In Intune admin center:

  1. Go to Devices -> Windows -> Feature updates for Windows 10 and later
  2. Create policy targeting the Windows 11 version you want
  3. Assign to pilot device cohort first, then broad cohort
  4. Exclude unsupported hardware cohort

This gives explicit version intent and a reporting view for blocks like safeguard holds.

3. Build a Triage Matrix for Every Non-Upgraded Device

Each device that does not move should map to one status only:

  • Not targeted
  • Targeted but not eligible
  • Targeted but blocked by safeguard hold
  • Targeted but blocked by app/driver compatibility
  • Stale/duplicate/orphaned object
  • Provisioning/user-affinity timing issue

I used Intune Windows update reports to force this classification instead of guessing.

4. Handle “No Primary User” as a Data Signal

A device can be fully Intune-managed and still have no useful primary user mapping for user-targeted policies.

I treated that as data quality, not as a servicing dependency:

  • Keep servicing assignments device-targeted
  • Review shared/reimaged/reassigned devices for affinity quality
  • Do not block upgrade governance on perfect primary-user data

5. Clean Lifecycle Objects in the Correct Order

For retired/replaced devices, order matters:

  1. If the physical device is still active, stop and validate management state first.
  2. If retired/disposed and present in Intune, retire/delete in Intune.
  3. If Autopilot record exists, deregister/delete Autopilot object.
  4. If stale Entra object remains, disable then delete Entra device object.
  5. Keep Intune cleanup rules enabled to reduce stale Intune-only records.

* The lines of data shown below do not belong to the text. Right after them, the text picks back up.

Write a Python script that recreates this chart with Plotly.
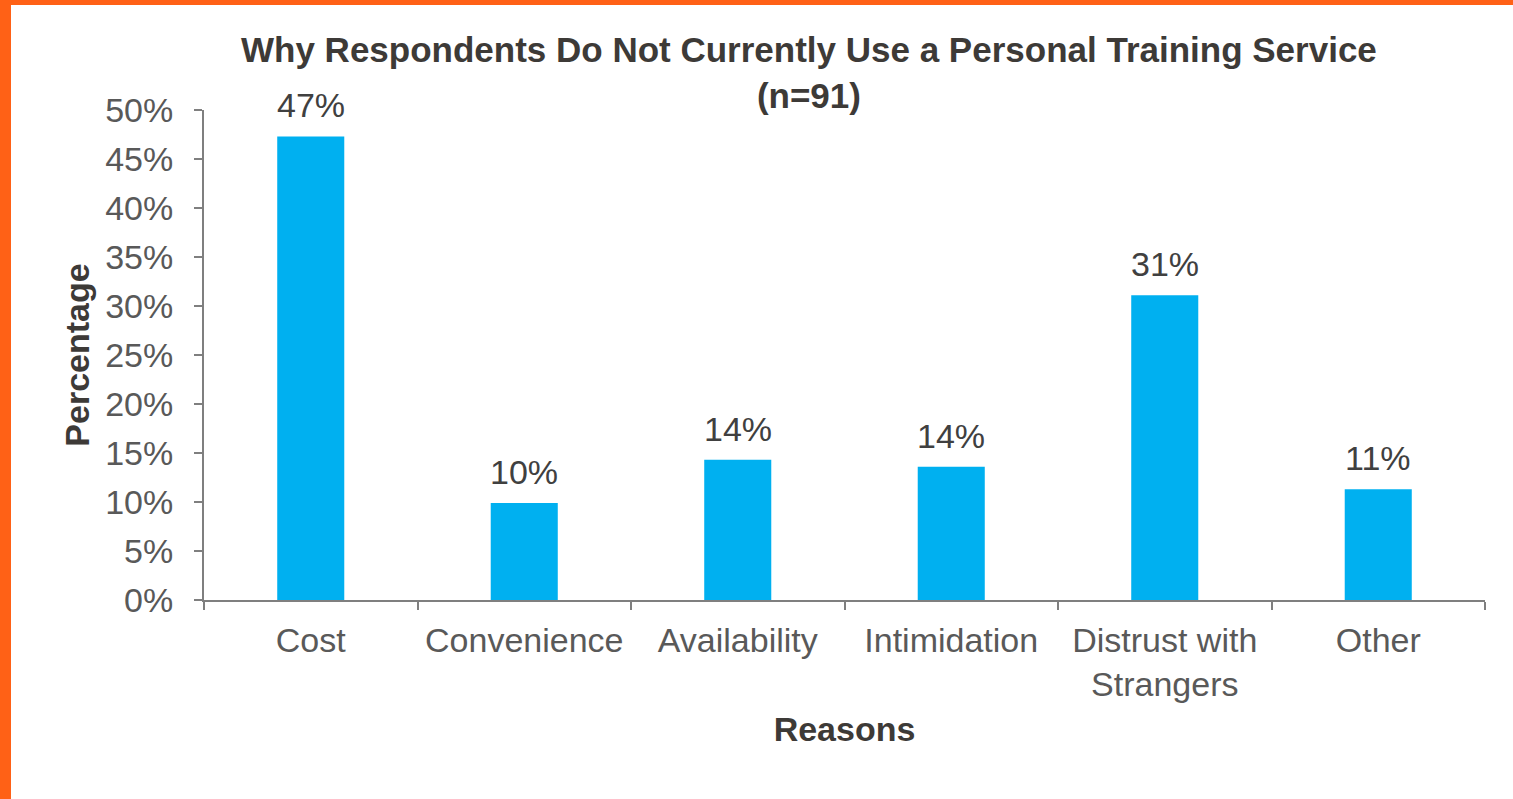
import plotly.graph_objects as go

# Survey results: reasons for not using a personal training service (n=91)
reasons = ["Cost", "Convenience", "Availability", "Intimidation",
           "Distrust with<br>Strangers", "Other"]
percentages = [47.3, 9.9, 14.3, 13.6, 31.1, 11.3]
y_ticks = [0, 5, 10, 15, 20, 25, 30, 35, 40, 45, 50]
y_tick_labels = [f"{v}%" for v in y_ticks]

W, H = 1513, 799
M_L, M_R, M_T, M_B = 204, 28, 110, 199
PW = W - M_L - M_R
PH = H - M_T - M_B

FONT = "Liberation Sans, Arial, sans-serif"
AXIS_GREY = "#7f7f7f"
LABEL_GREY = "#595959"
DARK = "#3d3a37"
ORANGE = "#FF6116"
FS = 34

fig = go.Figure(
    go.Bar(
        x=reasons,
        y=percentages,
        marker=dict(color="#00B0F0", line=dict(width=0)),
        hoverinfo="x+y",
    )
)

# Value labels above each bar
for r, p in zip(reasons, percentages):
    fig.add_annotation(
        x=r, y=p, xref="x", yref="y",
        text=f"{p:.0f}%",
        showarrow=False,
        yanchor="bottom",
        yshift=10,
        font=dict(family=FONT, size=FS, color="#404040"),
    )

# Chart title (two lines)
fig.add_annotation(
    xref="paper", yref="paper",
    x=(809 - M_L) / PW, y=1 + (M_T - 28) / PH,
    xanchor="center", yanchor="top",
    text="<b>Why Respondents Do Not Currently Use a Personal Training Service<br>(n=91)</b>",
    showarrow=False,
    font=dict(family=FONT, size=35, color=DARK),
)

fig.update_layout(
    width=W,
    height=H,
    margin=dict(l=M_L, r=M_R, t=M_T, b=M_B, pad=0),
    paper_bgcolor="white",
    plot_bgcolor="white",
    bargap=0.686,
    showlegend=False,
    font=dict(family=FONT, color=LABEL_GREY),
    xaxis=dict(
        showline=True,
        linecolor=AXIS_GREY,
        linewidth=2,
        ticks="outside",
        tickson="boundaries",
        ticklen=8,
        tickwidth=2,
        tickcolor=AXIS_GREY,
        ticklabelstandoff=9,
        tickfont=dict(family=FONT, size=FS, color=LABEL_GREY),
        showgrid=False,
        title=dict(text="<b>Reasons</b>", standoff=15,
                   font=dict(family=FONT, size=FS, color=DARK)),
        automargin=False,
    ),
    yaxis=dict(
        range=[0, 50],
        tickvals=y_ticks,
        ticktext=y_tick_labels,
        showline=True,
        linecolor=AXIS_GREY,
        linewidth=2,
        ticks="outside",
        ticklen=8,
        tickwidth=2,
        tickcolor=AXIS_GREY,
        ticklabelstandoff=14,
        tickfont=dict(family=FONT, size=FS, color=LABEL_GREY),
        showgrid=False,
        zeroline=False,
        title=dict(text="<b>Percentage</b>", standoff=5,
                   font=dict(family=FONT, size=FS, color=DARK)),
        automargin=False,
    ),
)

# Orange frame along the left and top edges of the page
fig.add_shape(type="rect", xref="paper", yref="paper",
              x0=-M_L / PW, x1=(11 - M_L) / PW, y0=-M_B / PH, y1=1 + M_T / PH,
              fillcolor=ORANGE, line=dict(width=0), layer="above")
fig.add_shape(type="rect", xref="paper", yref="paper",
              x0=-M_L / PW, x1=1 + M_R / PW, y0=1 + (M_T - 5) / PH, y1=1 + M_T / PH,
              fillcolor=ORANGE, line=dict(width=0), layer="above")

fig.write_html("out.html")
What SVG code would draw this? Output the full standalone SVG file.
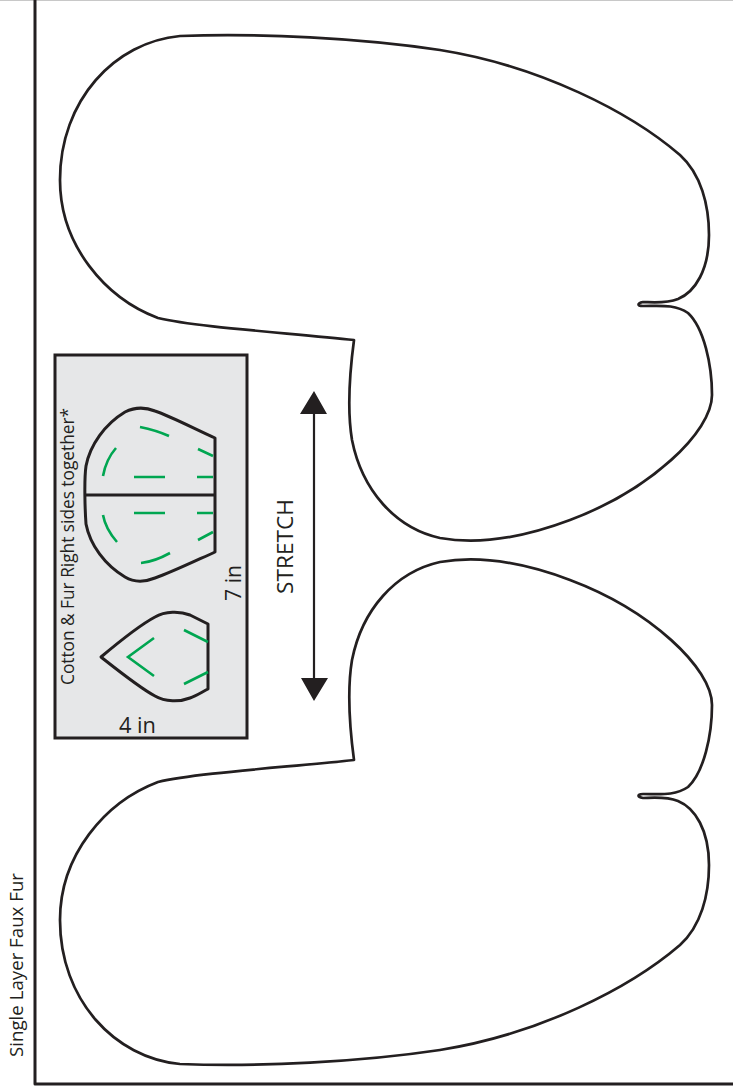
<svg xmlns="http://www.w3.org/2000/svg" xmlns:xlink="http://www.w3.org/1999/xlink" width="733" height="1090" viewBox="0 0 733 1090">
<style>
.o{fill:none;stroke:#231f20;stroke-width:2.7;stroke-linejoin:round;stroke-linecap:round}
.p{fill:none;stroke:#231f20;stroke-width:3;stroke-linejoin:round}
.g{fill:none;stroke:#00a651;stroke-width:2.6}
.t{font-family:"Open Sans","Noto Sans","Liberation Sans",sans-serif;fill:#231f20}
</style>
<defs>
<path id="mitten" d="M354 340 C290 333 195 327 158 318 C105 298 60 245 60 180 C60 100 115 42 180 36 C260 33 360 38 440 50 C540 66 630 112 680 155 C701 174 709 205 709 235 C709 270 695 292 678 299 C665 304 650 302 643 302 C637 303 637 306 643 306 C660 306 675 304 688 313 C704 328 712 365 712 395 C712 432 650 490 570 520 C525 537 480 545 440 538 C395 528 362 490 352 440 C347 410 350 370 354 340 Z"/>
</defs>
<rect x="0" y="0" width="733" height="1" fill="#c8c8c8"/>
<g id="frame"><path class="p" d="M35 0 V1084 H733"/></g>
<g id="mitten-top"><use xlink:href="#mitten" class="o"/></g>
<g id="mitten-bottom"><use xlink:href="#mitten" class="o" transform="matrix(1 0 0 -1 0 1100)"/></g>
<g id="panel">
<rect x="55" y="355" width="192" height="383" fill="#e6e7e8" stroke="#231f20" stroke-width="3"/>
<text class="t" font-size="18" transform="translate(74 685) rotate(-90)" textLength="277" lengthAdjust="spacingAndGlyphs">Cotton &amp; Fur Right sides together*</text>
<text class="t" font-size="21" x="119" y="733" textLength="37" lengthAdjust="spacingAndGlyphs">4 in</text>
<text class="t" font-size="21" transform="translate(241 601) rotate(-90)" textLength="36" lengthAdjust="spacingAndGlyphs">7 in</text>
</g>
<g id="piece-large">
<path class="p" d="M215 438 C195 429 170 416 155 411 C145 407 135 407 125 412 C105 424 90 445 86 466 C84 480 85 510 86 524 C90 545 105 565 125 577 C135 583 145 582 155 578 C170 573 195 561 215 552 Z M85 495 H215"/>
<path class="g" d="M140 427 C150 429 160 432 169 436 M116 448 C109 456 105 465 103 476 M134 477 H165 M197 477 H213 M198 449 L213 456 M134 513 H165 M197 513 H213 M198 540 L213 532 M103 515 C105 526 110 534 117 542 M141 563 C151 562 161 558 170 553"/>
</g>
<g id="piece-small">
<path class="p" d="M101 657 C120 641 140 625 155 617 C165 611 180 611 190 615 C196 618 202 621 208 624 V689 C202 692 196 696 190 698 C180 702 165 702 155 696 C140 688 120 672 101 657 Z"/>
<path class="g" d="M154 638 L128 657 L154 676 M184 630 L208 642 M184 684 L208 672"/>
</g>
<g id="connectors">
<path d="M314 410 V682" fill="none" stroke="#231f20" stroke-width="2.2"/>
<path d="M314 391 L327 414 H300 Z M314 701 L328 678 H301 Z" fill="#231f20"/>
</g>
<g id="labels">
<text class="t" font-size="21.5" transform="translate(293 594) rotate(-90)" textLength="95" lengthAdjust="spacingAndGlyphs">STRETCH</text>
<text class="t" font-size="18" transform="translate(23 1057) rotate(-90)" textLength="184" lengthAdjust="spacingAndGlyphs">Single Layer Faux Fur</text>
</g>
</svg>
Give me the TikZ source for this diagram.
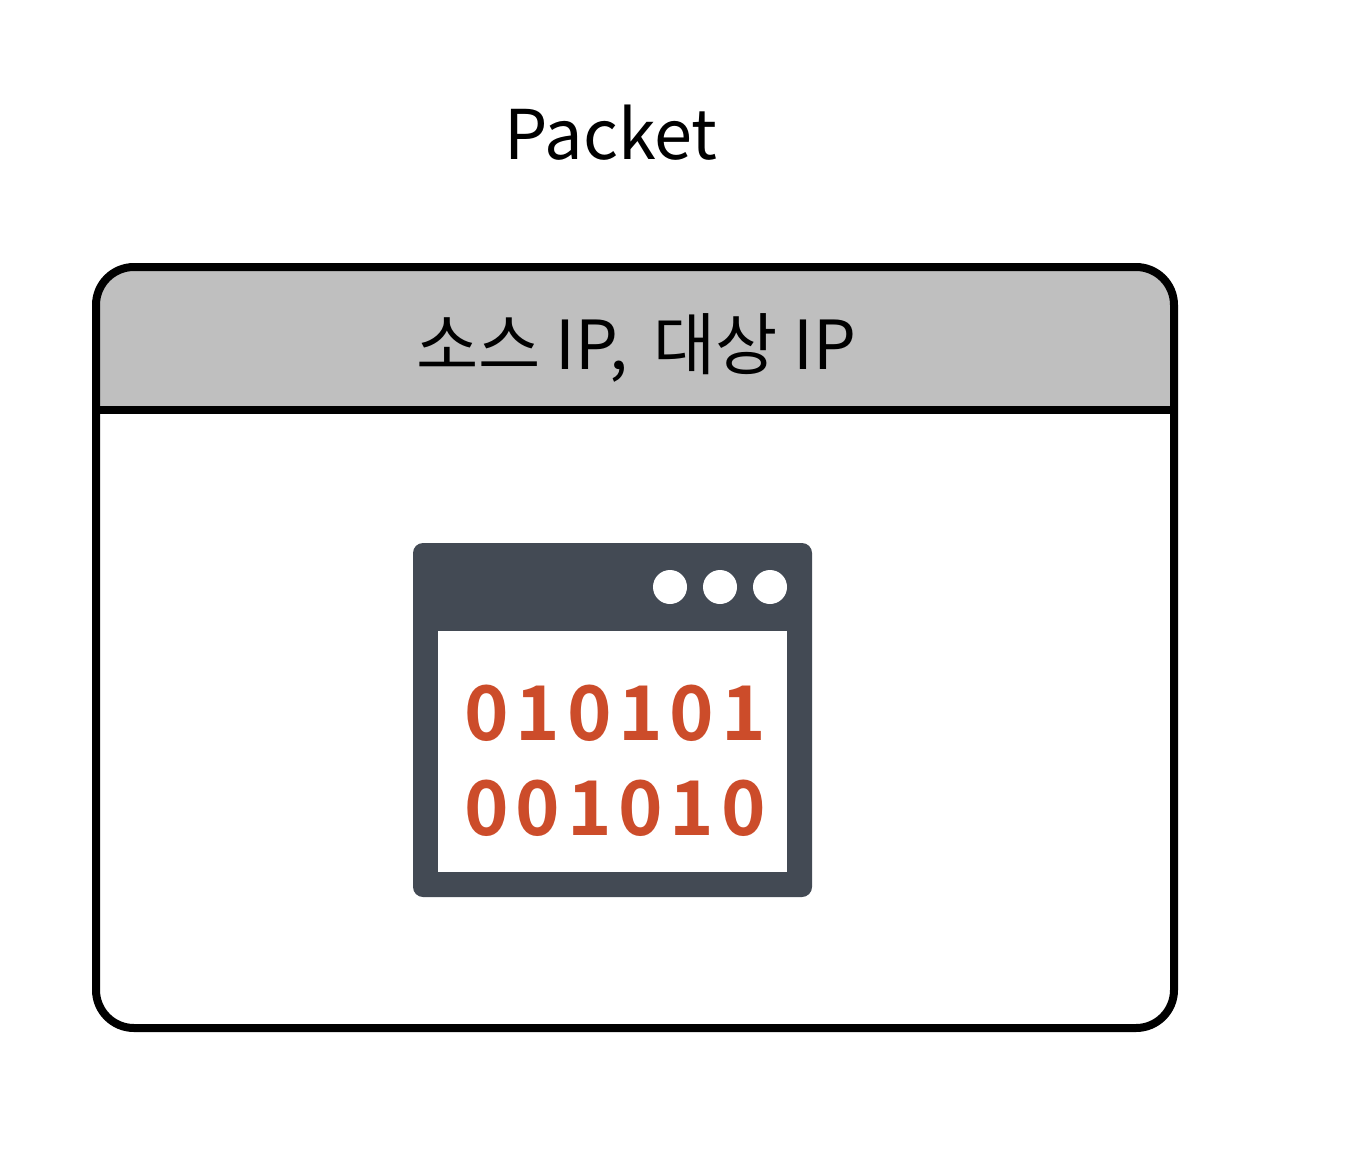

Important: Intune cleanup rules do not clean Entra ID or Autopilot records.

6. Split Unsupported Hardware into Its Own Lane

Unsupported Windows 10 devices were moved into a dedicated cohort:

  • Excluded from Windows 11 feature update targeting
  • Kept on supported Windows 10 servicing
  • Exported into a replacement planning list (model, serial, assigned user/owner, department)

This turned a vague “some devices are stuck” conversation into a clear replacement workflow.

Measured Outcome

After shifting servicing to device-based control:

  • Upgrade intent became predictable for both user-affinitized and shared devices.
  • Reporting clearly separated unsupported, blocked, untargeted, and stale-object scenarios.
  • Cleanup work became procedural instead of ad-hoc.

The key improvement was operational clarity: every device had one lane and one next action.

Trade-offs and Watch-Outs

  • Policy effect is not immediate after provisioning. Group membership and Windows Update evaluation still need time.
  • Safeguard holds are legitimate service protections. Track them instead of bypassing them.
  • Cleanup in the wrong order can leave ghost records and false ownership signals.
  • Keep special-purpose/kiosk/shared profiles intentionally excluded where needed.

Validation Checklist

  • 100% of Windows servicing policies assigned to device groups (not user groups)
  • Every Windows 10 device appears in exactly one status lane: Ready, Blocked, Unsupported, or Stale
  • Intune reporting explains all non-upgraded devices
  • Unsupported devices are excluded from W11 targeting and included in replacement planning
  • Stale object count trends down across Intune, Autopilot, and Entra ID

Ops and Rollback

Ops

  1. Start with one pilot device cohort.
  2. Use phased rollout options after pilot health is clean.
  3. Monitor safeguard holds and deployment errors in feature update reports.

Rollback

  1. Remove affected device cohort from Windows 11 feature update policy.
  2. Keep update ring baseline in place.
  3. Reassign impacted devices to the Windows 10 servicing cohort if needed.